GIVEN INSTRUCTION: Pictures should be excluded; otherwise, copy every entry exactly.
———
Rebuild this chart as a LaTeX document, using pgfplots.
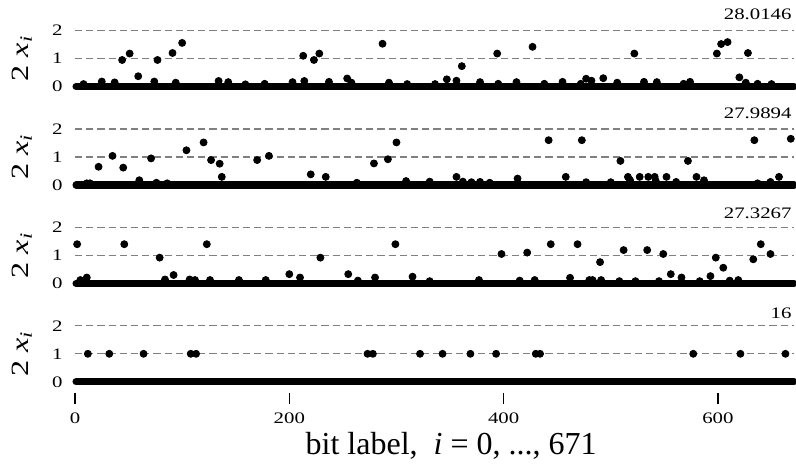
\documentclass[border=0pt]{standalone}
\usepackage{fontspec}
\setmainfont{Liberation Serif}[FakeStretch=1.3]
\newfontfamily\plainserif{Liberation Serif}
\usepackage{pgfplots}
\pgfplotsset{compat=1.18}
\usepackage{pgfplotstable}

% nonzero bits, one table per run
\pgfplotstableread{
i v
8 0.09
25 0.18
37 0.15
44 0.95
51 1.18
59 0.37
74 0.18
77 0.95
91 1.20
94 0.14
100 1.56
134 0.20
143 0.16
159 0.08
177 0.10
203 0.16
213 1.10
214 0.20
223 0.95
228 1.18
237 0.17
254 0.29
258 0.14
287 1.53
293 0.14
310 0.09
336 0.09
347 0.26
356 0.21
361 0.73
378 0.16
394 1.18
395 0.10
412 0.16
427 1.42
438 0.10
455 0.17
472 0.10
477 0.28
482 0.21
493 0.30
506 0.14
522 1.18
531 0.17
543 0.16
568 0.10
574 0.17
599 1.18
603 1.52
609 1.59
620 0.33
626 0.14
628 1.20
637 0.10
650 0.09
}\runA

\pgfplotstableread{
i v
11 0.06
14 0.06
22 0.65
35 1.04
45 0.62
60 0.17
71 0.95
76 0.08
86 0.06
104 1.24
120 1.52
127 0.89
135 0.76
137 0.29
170 0.89
181 1.04
220 0.38
234 0.29
263 0.08
279 0.77
292 0.92
300 1.52
309 0.14
331 0.12
356 0.29
362 0.12
370 0.10
378 0.11
387 0.08
413 0.23
442 1.60
458 0.29
473 1.60
477 0.10
500 0.10
509 0.86
516 0.29
518 0.17
527 0.29
535 0.29
541 0.29
542 0.14
552 0.29
561 0.11
572 0.86
580 0.29
587 0.17
634 1.60
637 0.06
649 0.11
657 0.29
668 1.65
}\runB

\pgfplotstableread{
i v
2 1.40
5 0.12
11 0.21
46 1.40
79 0.92
84 0.14
92 0.30
107 0.14
112 0.12
123 1.40
126 0.12
153 0.12
178 0.12
200 0.33
210 0.21
229 0.92
255 0.33
264 0.10
280 0.21
299 1.40
315 0.24
331 0.08
377 0.12
398 1.05
415 0.10
422 1.10
429 0.12
444 1.40
462 0.20
469 1.40
480 0.12
483 0.12
490 0.76
491 0.12
508 0.08
512 1.19
523 0.08
534 1.19
545 0.08
549 1.05
556 0.33
566 0.21
583 0.08
593 0.26
598 0.92
605 0.56
611 0.10
619 0.12
633 0.86
640 1.40
649 1.05
}\runC

\pgfplotstableread{
i v
12 1
32 1
64 1
108 1
113 1
273 1
278 1
322 1
343 1
369 1
393 1
430 1
434 1
577 1
621 1
663 1
}\runD

\newcommand{\ticksize}{\fontsize{8}{9.6}\selectfont}
\newcommand{\labsize}{\fontsize{12.4}{15}\selectfont}

\pgfplotsset{
  panel/.style={
    scale only axis, width=359.5pt, height=36.4pt,
    xmin=0, xmax=671, ymin=-0.4, ymax=2.2,
    axis line style={draw=none},
    clip=false,
    ytick={0,1,2}, xtick=\empty,
    ytick style={draw=none},
    ymajorgrids,
    grid style={gray, line width=0.6pt, dash pattern=on 3.6pt off 2pt},
    tick label style={font=\ticksize},
    /pgf/number format/assume math mode=true,
    yticklabel style={inner sep=0pt, xshift=-6pt},
    ylabel={2 \textit{x}\textsubscript{\textit{i}}},
    ylabel style={font=\labsize, at={(axis description cs:-0.074,0.5385)}, anchor=center},
  },
  dots/.style={only marks, mark=*, mark size=1.75pt, black},
  zeroline/.style={black, line width=3.6pt, line cap=round},
}

\begin{document}
\begin{tikzpicture}
\begin{axis}[panel, at={(0,147.6pt)}, anchor=south west]
  \addplot[zeroline] coordinates {(1,0) (671,0)};
  \addplot[dots] table[x=i, y=v] {\runA};
  \node[anchor=base east, font=\ticksize, inner sep=0pt] at (axis cs:669,2.41) {28.0146};
\end{axis}
\begin{axis}[panel, at={(0,98.4pt)}, anchor=south west]
  \addplot[zeroline] coordinates {(1,0) (671,0)};
  \addplot[dots] table[x=i, y=v] {\runB};
  \node[anchor=base east, font=\ticksize, inner sep=0pt] at (axis cs:669,2.37) {27.9894};
\end{axis}
\begin{axis}[panel, at={(0,49.2pt)}, anchor=south west]
  \addplot[zeroline] coordinates {(1,0) (671,0)};
  \addplot[dots] table[x=i, y=v] {\runC};
  \node[anchor=base east, font=\ticksize, inner sep=0pt] at (axis cs:669,2.33) {27.3267};
\end{axis}
\begin{axis}[panel, at={(0,0)}, anchor=south west,
    xtick={0,200,400,600}, xtick pos=bottom, xtick align=outside,
    major tick length=5.5pt,
    xtick style={black, line width=0.8pt},
    xticklabel style={yshift=-1pt},
    xlabel={bit label,\ \ \textit{i} = 0, ..., 671},
    xlabel style={font=\plainserif\fontsize{16}{19}\selectfont, at={(axis cs:351,-0.4)}, anchor=base, yshift=-30.5pt}]
  \addplot[zeroline] coordinates {(1,0) (671,0)};
  \addplot[dots] table[x=i, y=v] {\runD};
  \node[anchor=base east, font=\ticksize, inner sep=0pt] at (axis cs:669,2.25) {16};
\end{axis}
\pgfresetboundingbox
\path[use as bounding box] (-37.5pt,-38.5pt) rectangle (360.5pt,196.5pt);
\end{tikzpicture}
\end{document}
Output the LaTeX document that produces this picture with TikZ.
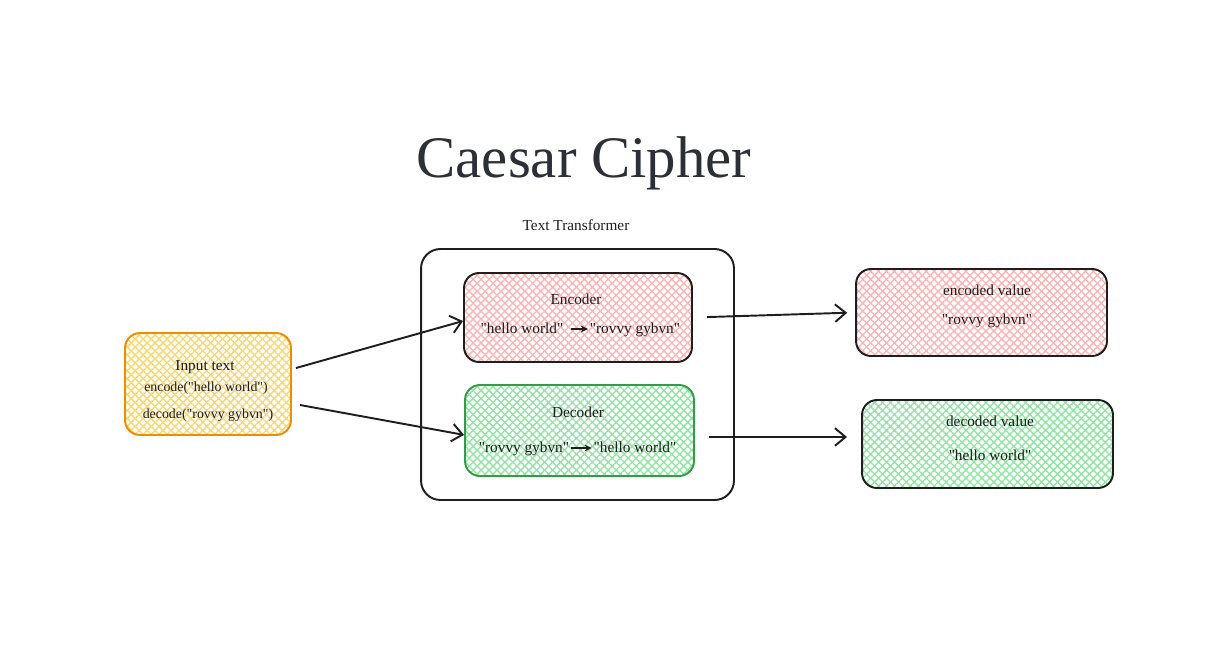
———
OUTPUT FOR THIS EXERCISE:
Rebuild this chart as a LaTeX document, using pgfplots.
\documentclass[border=0pt]{standalone}
\usepackage{fontspec}
\setmainfont{Liberation Serif}[FakeStretch=1.3]
\newfontfamily\plainserif{Liberation Serif}
\usepackage{pgfplots}
\pgfplotsset{compat=1.18}
\usepackage{pgfplotstable}

% nonzero bits, one table per run
\pgfplotstableread{
i v
8 0.09
25 0.18
37 0.15
44 0.95
51 1.18
59 0.37
74 0.18
77 0.95
91 1.20
94 0.14
100 1.56
134 0.20
143 0.16
159 0.08
177 0.10
203 0.16
213 1.10
214 0.20
223 0.95
228 1.18
237 0.17
254 0.29
258 0.14
287 1.53
293 0.14
310 0.09
336 0.09
347 0.26
356 0.21
361 0.73
378 0.16
394 1.18
395 0.10
412 0.16
427 1.42
438 0.10
455 0.17
472 0.10
477 0.28
482 0.21
493 0.30
506 0.14
522 1.18
531 0.17
543 0.16
568 0.10
574 0.17
599 1.18
603 1.52
609 1.59
620 0.33
626 0.14
628 1.20
637 0.10
650 0.09
}\runA

\pgfplotstableread{
i v
11 0.06
14 0.06
22 0.65
35 1.04
45 0.62
60 0.17
71 0.95
76 0.08
86 0.06
104 1.24
120 1.52
127 0.89
135 0.76
137 0.29
170 0.89
181 1.04
220 0.38
234 0.29
263 0.08
279 0.77
292 0.92
300 1.52
309 0.14
331 0.12
356 0.29
362 0.12
370 0.10
378 0.11
387 0.08
413 0.23
442 1.60
458 0.29
473 1.60
477 0.10
500 0.10
509 0.86
516 0.29
518 0.17
527 0.29
535 0.29
541 0.29
542 0.14
552 0.29
561 0.11
572 0.86
580 0.29
587 0.17
634 1.60
637 0.06
649 0.11
657 0.29
668 1.65
}\runB

\pgfplotstableread{
i v
2 1.40
5 0.12
11 0.21
46 1.40
79 0.92
84 0.14
92 0.30
107 0.14
112 0.12
123 1.40
126 0.12
153 0.12
178 0.12
200 0.33
210 0.21
229 0.92
255 0.33
264 0.10
280 0.21
299 1.40
315 0.24
331 0.08
377 0.12
398 1.05
415 0.10
422 1.10
429 0.12
444 1.40
462 0.20
469 1.40
480 0.12
483 0.12
490 0.76
491 0.12
508 0.08
512 1.19
523 0.08
534 1.19
545 0.08
549 1.05
556 0.33
566 0.21
583 0.08
593 0.26
598 0.92
605 0.56
611 0.10
619 0.12
633 0.86
640 1.40
649 1.05
}\runC

\pgfplotstableread{
i v
12 1
32 1
64 1
108 1
113 1
273 1
278 1
322 1
343 1
369 1
393 1
430 1
434 1
577 1
621 1
663 1
}\runD

\newcommand{\ticksize}{\fontsize{8}{9.6}\selectfont}
\newcommand{\labsize}{\fontsize{12.4}{15}\selectfont}

\pgfplotsset{
  panel/.style={
    scale only axis, width=359.5pt, height=36.4pt,
    xmin=0, xmax=671, ymin=-0.4, ymax=2.2,
    axis line style={draw=none},
    clip=false,
    ytick={0,1,2}, xtick=\empty,
    ytick style={draw=none},
    ymajorgrids,
    grid style={gray, line width=0.6pt, dash pattern=on 3.6pt off 2pt},
    tick label style={font=\ticksize},
    /pgf/number format/assume math mode=true,
    yticklabel style={inner sep=0pt, xshift=-6pt},
    ylabel={2 \textit{x}\textsubscript{\textit{i}}},
    ylabel style={font=\labsize, at={(axis description cs:-0.074,0.5385)}, anchor=center},
  },
  dots/.style={only marks, mark=*, mark size=1.75pt, black},
  zeroline/.style={black, line width=3.6pt, line cap=round},
}

\begin{document}
\begin{tikzpicture}
\begin{axis}[panel, at={(0,147.6pt)}, anchor=south west]
  \addplot[zeroline] coordinates {(1,0) (671,0)};
  \addplot[dots] table[x=i, y=v] {\runA};
  \node[anchor=base east, font=\ticksize, inner sep=0pt] at (axis cs:669,2.41) {28.0146};
\end{axis}
\begin{axis}[panel, at={(0,98.4pt)}, anchor=south west]
  \addplot[zeroline] coordinates {(1,0) (671,0)};
  \addplot[dots] table[x=i, y=v] {\runB};
  \node[anchor=base east, font=\ticksize, inner sep=0pt] at (axis cs:669,2.37) {27.9894};
\end{axis}
\begin{axis}[panel, at={(0,49.2pt)}, anchor=south west]
  \addplot[zeroline] coordinates {(1,0) (671,0)};
  \addplot[dots] table[x=i, y=v] {\runC};
  \node[anchor=base east, font=\ticksize, inner sep=0pt] at (axis cs:669,2.33) {27.3267};
\end{axis}
\begin{axis}[panel, at={(0,0)}, anchor=south west,
    xtick={0,200,400,600}, xtick pos=bottom, xtick align=outside,
    major tick length=5.5pt,
    xtick style={black, line width=0.8pt},
    xticklabel style={yshift=-1pt},
    xlabel={bit label,\ \ \textit{i} = 0, ..., 671},
    xlabel style={font=\plainserif\fontsize{16}{19}\selectfont, at={(axis cs:351,-0.4)}, anchor=base, yshift=-30.5pt}]
  \addplot[zeroline] coordinates {(1,0) (671,0)};
  \addplot[dots] table[x=i, y=v] {\runD};
  \node[anchor=base east, font=\ticksize, inner sep=0pt] at (axis cs:669,2.25) {16};
\end{axis}
\pgfresetboundingbox
\path[use as bounding box] (-37.5pt,-38.5pt) rectangle (360.5pt,196.5pt);
\end{tikzpicture}
\end{document}
Output the LaTeX document that produces this picture with TikZ.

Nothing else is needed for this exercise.